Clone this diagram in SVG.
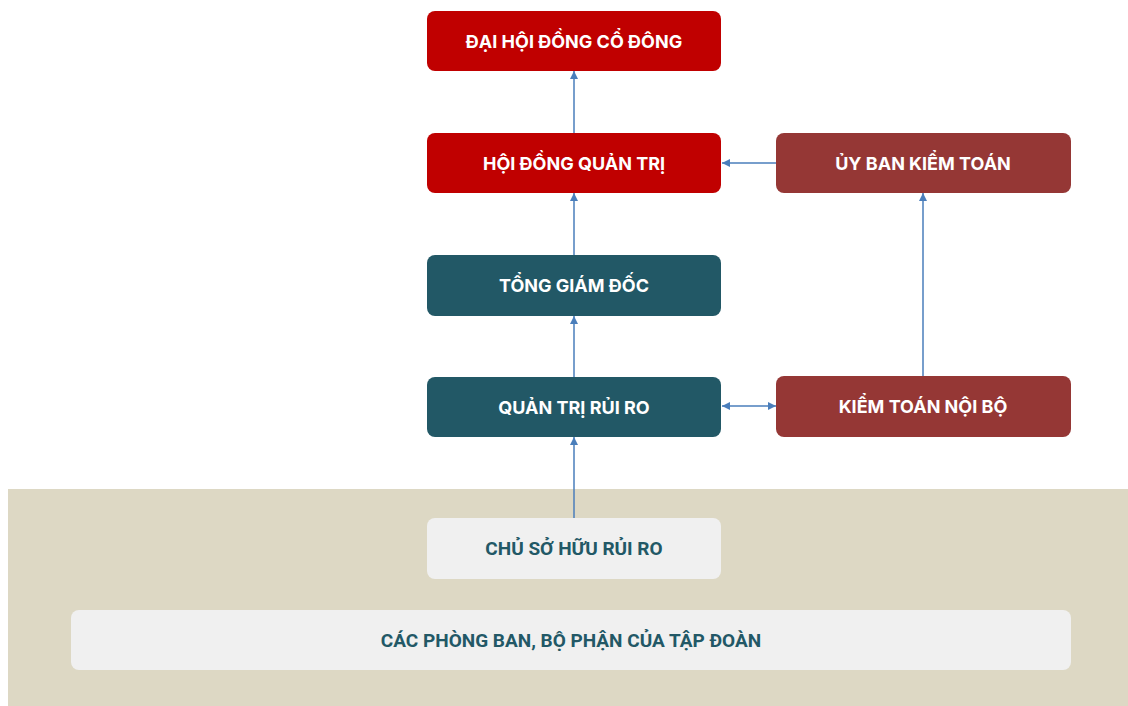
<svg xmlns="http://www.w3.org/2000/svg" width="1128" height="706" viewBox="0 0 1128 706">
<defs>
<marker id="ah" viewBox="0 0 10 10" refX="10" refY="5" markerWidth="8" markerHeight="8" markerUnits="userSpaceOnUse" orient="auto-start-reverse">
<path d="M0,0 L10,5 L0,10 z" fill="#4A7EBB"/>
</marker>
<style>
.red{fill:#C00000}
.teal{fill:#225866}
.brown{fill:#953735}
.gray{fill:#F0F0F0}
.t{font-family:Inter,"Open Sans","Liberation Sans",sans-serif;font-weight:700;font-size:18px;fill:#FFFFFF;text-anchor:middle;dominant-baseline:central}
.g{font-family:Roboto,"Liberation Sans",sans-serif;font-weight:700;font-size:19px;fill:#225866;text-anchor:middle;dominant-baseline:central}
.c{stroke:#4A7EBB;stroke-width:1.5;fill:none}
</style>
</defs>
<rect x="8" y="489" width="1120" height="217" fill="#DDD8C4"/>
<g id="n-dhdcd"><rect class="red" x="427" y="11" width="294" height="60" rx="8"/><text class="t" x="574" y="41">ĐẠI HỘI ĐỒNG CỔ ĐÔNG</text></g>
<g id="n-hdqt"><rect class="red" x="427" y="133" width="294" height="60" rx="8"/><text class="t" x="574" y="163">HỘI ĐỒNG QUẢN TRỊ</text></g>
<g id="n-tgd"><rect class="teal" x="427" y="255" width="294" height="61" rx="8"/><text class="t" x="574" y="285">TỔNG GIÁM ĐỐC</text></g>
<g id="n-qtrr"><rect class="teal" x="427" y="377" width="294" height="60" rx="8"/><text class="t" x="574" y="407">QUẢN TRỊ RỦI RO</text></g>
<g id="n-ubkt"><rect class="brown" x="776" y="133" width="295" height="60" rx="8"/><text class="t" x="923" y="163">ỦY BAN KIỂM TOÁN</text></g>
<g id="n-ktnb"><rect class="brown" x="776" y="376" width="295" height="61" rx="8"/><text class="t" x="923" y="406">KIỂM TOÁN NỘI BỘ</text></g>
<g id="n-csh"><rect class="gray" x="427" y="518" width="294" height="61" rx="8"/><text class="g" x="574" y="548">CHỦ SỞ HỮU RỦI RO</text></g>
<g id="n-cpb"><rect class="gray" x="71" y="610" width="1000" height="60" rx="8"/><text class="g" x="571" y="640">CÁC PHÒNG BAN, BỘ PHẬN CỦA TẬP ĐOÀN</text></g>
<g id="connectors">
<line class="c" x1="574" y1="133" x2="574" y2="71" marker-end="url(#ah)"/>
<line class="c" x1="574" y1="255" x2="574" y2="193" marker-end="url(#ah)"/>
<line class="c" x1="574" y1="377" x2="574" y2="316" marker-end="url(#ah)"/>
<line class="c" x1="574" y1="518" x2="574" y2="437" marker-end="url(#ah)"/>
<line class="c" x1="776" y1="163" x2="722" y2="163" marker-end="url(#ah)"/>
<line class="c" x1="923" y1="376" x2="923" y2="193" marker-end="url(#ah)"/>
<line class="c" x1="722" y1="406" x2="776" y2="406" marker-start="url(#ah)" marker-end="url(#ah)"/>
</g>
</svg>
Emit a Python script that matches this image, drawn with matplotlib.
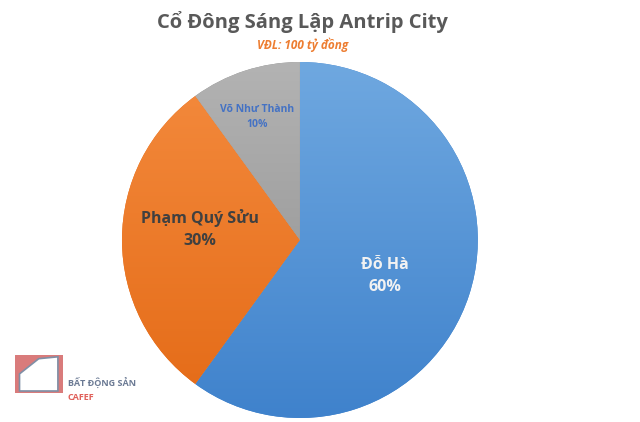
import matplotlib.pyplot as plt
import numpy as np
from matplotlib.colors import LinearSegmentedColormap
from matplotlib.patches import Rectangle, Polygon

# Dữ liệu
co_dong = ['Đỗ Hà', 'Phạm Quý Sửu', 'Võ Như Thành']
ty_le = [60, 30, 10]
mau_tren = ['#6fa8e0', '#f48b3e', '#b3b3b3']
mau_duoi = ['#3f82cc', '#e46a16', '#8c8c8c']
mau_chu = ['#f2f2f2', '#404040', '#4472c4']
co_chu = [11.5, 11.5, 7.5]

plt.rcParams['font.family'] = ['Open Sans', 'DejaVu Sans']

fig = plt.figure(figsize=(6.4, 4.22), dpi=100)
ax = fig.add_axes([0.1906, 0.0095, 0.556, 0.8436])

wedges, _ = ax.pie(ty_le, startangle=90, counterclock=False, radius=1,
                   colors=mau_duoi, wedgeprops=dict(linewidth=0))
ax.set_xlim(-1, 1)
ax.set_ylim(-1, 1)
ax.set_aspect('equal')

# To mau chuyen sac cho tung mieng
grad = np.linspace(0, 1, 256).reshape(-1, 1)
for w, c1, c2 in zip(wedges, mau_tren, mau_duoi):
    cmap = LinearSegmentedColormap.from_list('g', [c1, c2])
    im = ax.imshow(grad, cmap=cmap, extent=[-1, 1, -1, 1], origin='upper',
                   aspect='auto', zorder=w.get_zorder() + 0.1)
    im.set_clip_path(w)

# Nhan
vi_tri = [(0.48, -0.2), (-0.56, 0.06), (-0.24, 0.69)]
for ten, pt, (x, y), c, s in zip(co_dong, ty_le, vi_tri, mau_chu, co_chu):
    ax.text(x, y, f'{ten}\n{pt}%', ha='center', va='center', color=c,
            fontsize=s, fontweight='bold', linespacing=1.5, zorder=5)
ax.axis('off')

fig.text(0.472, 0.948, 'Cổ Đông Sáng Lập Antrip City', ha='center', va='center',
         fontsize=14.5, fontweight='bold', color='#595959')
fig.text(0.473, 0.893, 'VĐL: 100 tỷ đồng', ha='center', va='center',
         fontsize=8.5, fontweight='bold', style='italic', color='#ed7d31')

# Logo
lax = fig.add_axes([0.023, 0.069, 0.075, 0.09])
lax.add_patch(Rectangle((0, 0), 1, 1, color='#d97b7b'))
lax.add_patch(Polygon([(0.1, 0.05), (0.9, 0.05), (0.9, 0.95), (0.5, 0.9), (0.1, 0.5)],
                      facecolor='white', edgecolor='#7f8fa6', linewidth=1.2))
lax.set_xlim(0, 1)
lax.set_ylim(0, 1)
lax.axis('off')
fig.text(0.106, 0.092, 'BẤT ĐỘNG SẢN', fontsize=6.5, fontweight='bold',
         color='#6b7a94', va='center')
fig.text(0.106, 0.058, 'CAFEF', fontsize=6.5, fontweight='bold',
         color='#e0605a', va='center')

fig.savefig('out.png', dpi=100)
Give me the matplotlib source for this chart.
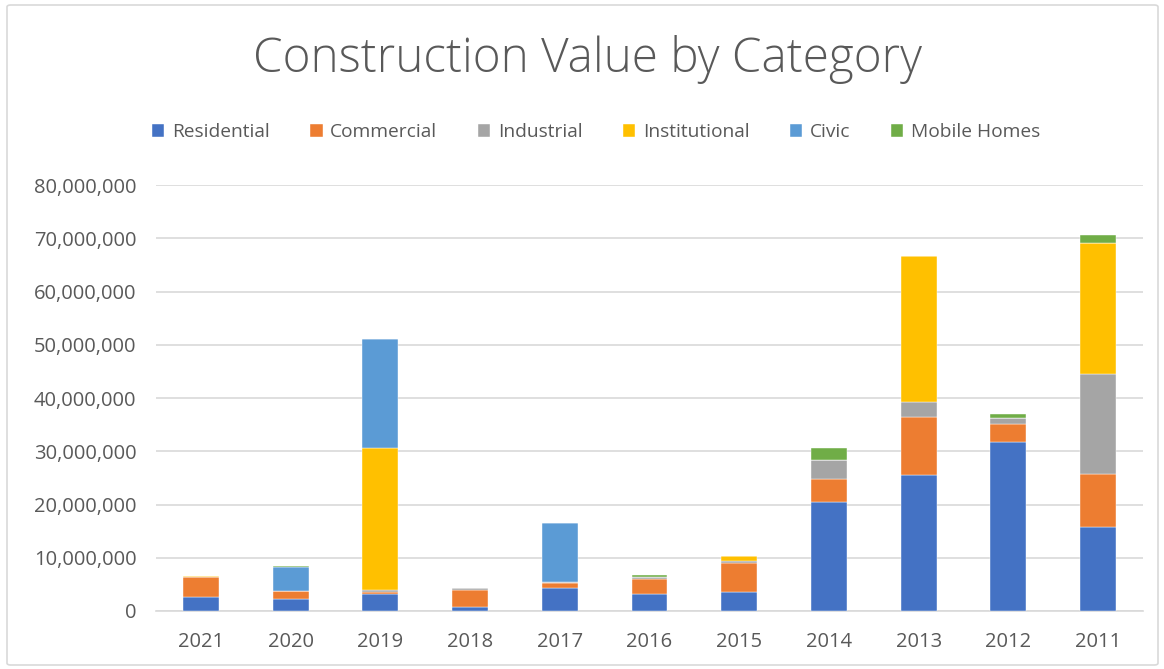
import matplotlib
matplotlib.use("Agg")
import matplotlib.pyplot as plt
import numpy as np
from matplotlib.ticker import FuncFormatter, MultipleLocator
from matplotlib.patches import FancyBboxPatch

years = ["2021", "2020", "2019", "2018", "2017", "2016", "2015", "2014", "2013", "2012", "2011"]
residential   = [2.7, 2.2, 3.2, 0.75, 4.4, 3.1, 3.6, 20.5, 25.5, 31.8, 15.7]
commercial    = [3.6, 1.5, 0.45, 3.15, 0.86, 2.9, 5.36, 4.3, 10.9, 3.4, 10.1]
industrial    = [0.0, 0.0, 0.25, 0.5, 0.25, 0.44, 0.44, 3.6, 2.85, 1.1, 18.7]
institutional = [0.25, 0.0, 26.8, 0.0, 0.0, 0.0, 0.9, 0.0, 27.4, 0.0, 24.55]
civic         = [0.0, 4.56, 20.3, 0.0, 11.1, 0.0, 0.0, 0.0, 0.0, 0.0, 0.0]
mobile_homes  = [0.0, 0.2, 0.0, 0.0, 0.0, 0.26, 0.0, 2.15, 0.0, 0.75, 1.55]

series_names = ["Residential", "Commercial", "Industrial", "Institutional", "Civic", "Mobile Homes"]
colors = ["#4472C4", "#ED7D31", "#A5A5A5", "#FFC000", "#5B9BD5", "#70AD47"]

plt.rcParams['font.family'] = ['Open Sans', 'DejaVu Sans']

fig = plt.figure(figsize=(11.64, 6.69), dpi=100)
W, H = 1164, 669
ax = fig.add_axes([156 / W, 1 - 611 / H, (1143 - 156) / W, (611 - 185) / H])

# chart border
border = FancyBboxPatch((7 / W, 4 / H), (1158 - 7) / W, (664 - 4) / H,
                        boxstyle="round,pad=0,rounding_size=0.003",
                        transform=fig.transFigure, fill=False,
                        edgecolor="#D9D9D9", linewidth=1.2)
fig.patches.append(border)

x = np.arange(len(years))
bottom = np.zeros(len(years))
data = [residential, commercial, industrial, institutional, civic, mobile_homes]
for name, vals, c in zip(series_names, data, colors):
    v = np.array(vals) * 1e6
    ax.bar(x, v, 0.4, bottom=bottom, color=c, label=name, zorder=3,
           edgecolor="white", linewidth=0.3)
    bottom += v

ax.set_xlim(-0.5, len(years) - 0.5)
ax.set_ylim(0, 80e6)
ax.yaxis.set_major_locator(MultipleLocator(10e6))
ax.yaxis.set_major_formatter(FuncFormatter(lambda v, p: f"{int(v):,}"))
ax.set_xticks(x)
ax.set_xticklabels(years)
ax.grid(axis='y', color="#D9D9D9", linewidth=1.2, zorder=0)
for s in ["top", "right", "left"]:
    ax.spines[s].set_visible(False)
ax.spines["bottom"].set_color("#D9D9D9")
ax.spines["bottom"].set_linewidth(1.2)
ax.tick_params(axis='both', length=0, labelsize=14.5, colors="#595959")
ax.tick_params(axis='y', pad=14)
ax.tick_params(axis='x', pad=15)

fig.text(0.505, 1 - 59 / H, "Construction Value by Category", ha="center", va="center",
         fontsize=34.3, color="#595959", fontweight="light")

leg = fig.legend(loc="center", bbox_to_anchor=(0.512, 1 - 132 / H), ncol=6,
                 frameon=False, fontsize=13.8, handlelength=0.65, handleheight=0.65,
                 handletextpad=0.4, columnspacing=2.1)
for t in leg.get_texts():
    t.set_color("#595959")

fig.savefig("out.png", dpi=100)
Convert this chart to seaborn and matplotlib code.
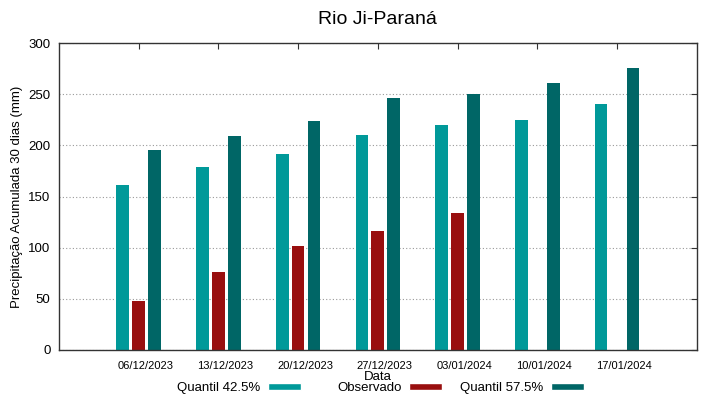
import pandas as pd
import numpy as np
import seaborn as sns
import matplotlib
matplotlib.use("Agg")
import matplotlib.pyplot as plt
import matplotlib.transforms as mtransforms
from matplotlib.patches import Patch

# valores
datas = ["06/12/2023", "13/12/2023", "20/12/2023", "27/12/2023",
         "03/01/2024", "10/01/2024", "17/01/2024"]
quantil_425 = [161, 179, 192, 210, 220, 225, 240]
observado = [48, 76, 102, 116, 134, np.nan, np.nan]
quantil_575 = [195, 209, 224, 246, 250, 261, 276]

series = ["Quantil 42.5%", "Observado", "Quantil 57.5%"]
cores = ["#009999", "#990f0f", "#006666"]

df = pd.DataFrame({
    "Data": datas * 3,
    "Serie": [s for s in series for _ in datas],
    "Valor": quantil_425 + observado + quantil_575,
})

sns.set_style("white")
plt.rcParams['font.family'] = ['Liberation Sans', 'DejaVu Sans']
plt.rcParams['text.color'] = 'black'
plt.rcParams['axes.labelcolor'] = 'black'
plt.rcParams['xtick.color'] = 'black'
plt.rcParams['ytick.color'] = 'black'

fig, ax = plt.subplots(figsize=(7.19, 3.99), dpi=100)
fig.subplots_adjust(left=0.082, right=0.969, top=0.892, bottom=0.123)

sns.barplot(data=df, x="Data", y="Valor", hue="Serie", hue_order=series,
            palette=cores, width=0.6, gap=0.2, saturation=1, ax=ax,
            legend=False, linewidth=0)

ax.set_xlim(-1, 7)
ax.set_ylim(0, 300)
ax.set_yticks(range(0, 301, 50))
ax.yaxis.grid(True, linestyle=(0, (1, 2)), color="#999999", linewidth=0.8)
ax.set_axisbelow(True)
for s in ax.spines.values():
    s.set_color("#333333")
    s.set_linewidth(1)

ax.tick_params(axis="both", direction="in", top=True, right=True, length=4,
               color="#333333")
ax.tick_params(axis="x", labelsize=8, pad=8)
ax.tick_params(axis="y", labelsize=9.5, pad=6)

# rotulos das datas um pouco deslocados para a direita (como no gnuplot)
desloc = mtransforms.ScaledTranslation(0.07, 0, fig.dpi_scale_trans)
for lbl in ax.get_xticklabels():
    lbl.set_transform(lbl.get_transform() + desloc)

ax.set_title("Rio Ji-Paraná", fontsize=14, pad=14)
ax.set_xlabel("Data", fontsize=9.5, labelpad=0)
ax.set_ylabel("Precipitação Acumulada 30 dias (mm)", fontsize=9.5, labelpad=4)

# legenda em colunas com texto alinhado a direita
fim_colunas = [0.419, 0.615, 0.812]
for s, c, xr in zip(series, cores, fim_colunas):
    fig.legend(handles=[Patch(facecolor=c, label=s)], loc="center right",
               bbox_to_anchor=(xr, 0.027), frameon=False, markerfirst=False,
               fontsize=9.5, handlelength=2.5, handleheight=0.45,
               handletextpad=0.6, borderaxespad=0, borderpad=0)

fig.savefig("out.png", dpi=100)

Your task
Take the material above and output only the lines from the one that contains "Emit a Python" through the one that contains "im.set_clip_path(w)", ends included and images left out.

The output
Emit a Python script that matches this image, drawn with matplotlib.
import matplotlib.pyplot as plt
import numpy as np
from matplotlib.colors import LinearSegmentedColormap
from matplotlib.patches import Rectangle, Polygon

# Dữ liệu
co_dong = ['Đỗ Hà', 'Phạm Quý Sửu', 'Võ Như Thành']
ty_le = [60, 30, 10]
mau_tren = ['#6fa8e0', '#f48b3e', '#b3b3b3']
mau_duoi = ['#3f82cc', '#e46a16', '#8c8c8c']
mau_chu = ['#f2f2f2', '#404040', '#4472c4']
co_chu = [11.5, 11.5, 7.5]

plt.rcParams['font.family'] = ['Open Sans', 'DejaVu Sans']

fig = plt.figure(figsize=(6.4, 4.22), dpi=100)
ax = fig.add_axes([0.1906, 0.0095, 0.556, 0.8436])

wedges, _ = ax.pie(ty_le, startangle=90, counterclock=False, radius=1,
                   colors=mau_duoi, wedgeprops=dict(linewidth=0))
ax.set_xlim(-1, 1)
ax.set_ylim(-1, 1)
ax.set_aspect('equal')

# To mau chuyen sac cho tung mieng
grad = np.linspace(0, 1, 256).reshape(-1, 1)
for w, c1, c2 in zip(wedges, mau_tren, mau_duoi):
    cmap = LinearSegmentedColormap.from_list('g', [c1, c2])
    im = ax.imshow(grad, cmap=cmap, extent=[-1, 1, -1, 1], origin='upper',
                   aspect='auto', zorder=w.get_zorder() + 0.1)
    im.set_clip_path(w)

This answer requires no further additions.